In Misunderstandings (A Theory of Photography) (1967–70), nine texts handwritten by Bochner on note cards each record a statement about photography, supposedly from luminaries like Marcel Duchamp and Emile Zola.
There is this from Encyclopedia Britannica: “Photography cannot record abstract ideas.” Bochner made offset lithographs of the notecards and, further toying with issues of authenticity and truth, reveals that three of these quotes are his own invention, though we are not told which.
“Misunderstandings is an understatement: the work is composed of partial truths and outright fictions that demonstrate the unreliability of both text and technology,” according to the exhibition catalogue.
Also a revelation are his 1966 text portraits of fellow artists Eve Hesse, Dan Flavin, Ad Reinhardt, Robert Smithson, and others, all of which conspicuously lack graphics. Hesse’s portrait for instance, consists of ink on a circular piece of graph paper with concentric lines of single words in the artist’s neat block lettering: “CLOAK,” “BURY,” “OBSCURE,” “VARNISH,” “ENSCONCE,” and so on. These spiral to smaller and smaller sizes ending in the center with a single word: “WRAP.”
Discussing these works, Bochner explained to the audience: “In the mid-’60s, a certain level of doubt appeared in terms of what representation was. Those little portraits developed from the idea that if you can no longer draw a portrait of someone, within the accepted restrictions that you place on your own work, then how can you represent them? In the case of those works, the answer to me was language. Language is in fact a form of representation.”
Portrait of Dan Flavin (1966), also ink on graph paper, looks like one of Flavin’s fluorescent light sculptures turned on its side. Words horizontally running the length of the uneven lines read in part: “The discovery that both light and matter have wave and particle characteristics…”
One audience member pointed out that a “preponderance of conceptual ideas” has always run through Bochner’s work. By turns self-effacing and thoughtful, he replied, “Can you tell me what those ideas are?” However, the artist went on to concede his belief that, “All art is conceptual. Art is ideas. How to manifest those ideas is up to each individual artist.”
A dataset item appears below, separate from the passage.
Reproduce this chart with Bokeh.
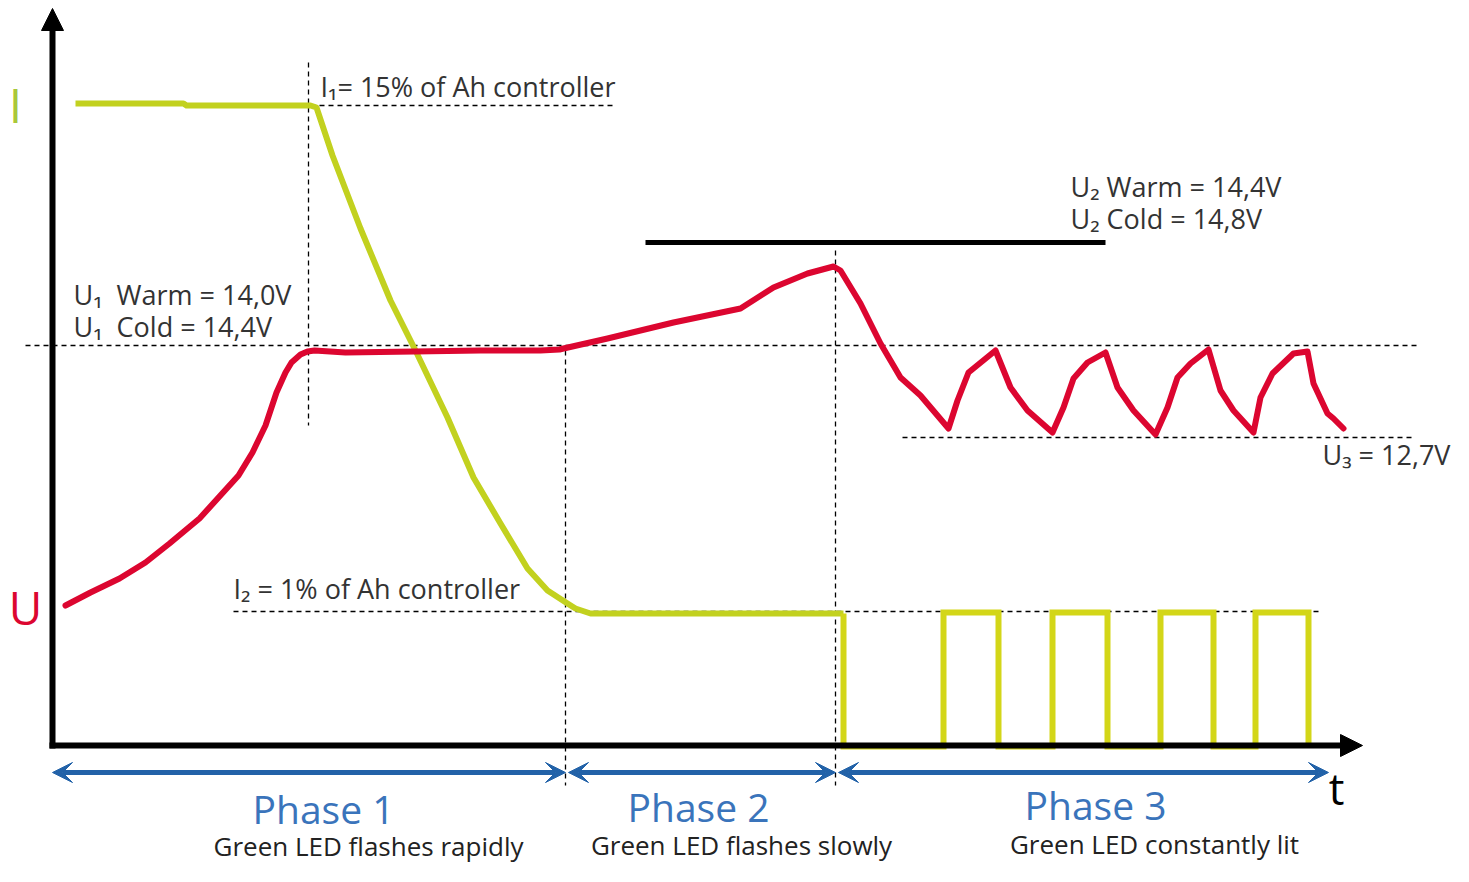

When Kleeblatt asked Bochner if more painting, specifically the “Thesaurus” paintings, represented a “different path,” the artist replied, “In the ’60s I could never imagine painting my ideas. At some point I had to ask myself ‘Why can’t I? What is it that’s denying me permission?’ Of course it’s oneself that is denying one permission. So one of the ways you enlarge the scope of your work…is that you the artist give yourself more and more permission.”
Another gem on display here is Bochner’s handwritten 1966 list entitled Minimalist Art — The Movie. The list is a proposed cast for the film: Jackie Gleason as Flavin; Sean Connery as Donald Judd; Jason Robards as Sol LeWitt; Frank Sinatra as Leo Castelli; Elizabeth Taylor as “Virginia” (presumably Dwan?); Jack Lemmon as Robert Mangold; and Peter Fonda as Mel Bochner.
“Dialogue and Discourse: Mel Bochner and Norman Kleeblatt,” a public event on Thursday, May 15, at the Jewish Museum, 1109 Fifth Avenue, features a discussion between the artist and the museum’s chief curator. “Mel Bochner: Strong Language” is on view through September 21, 2014.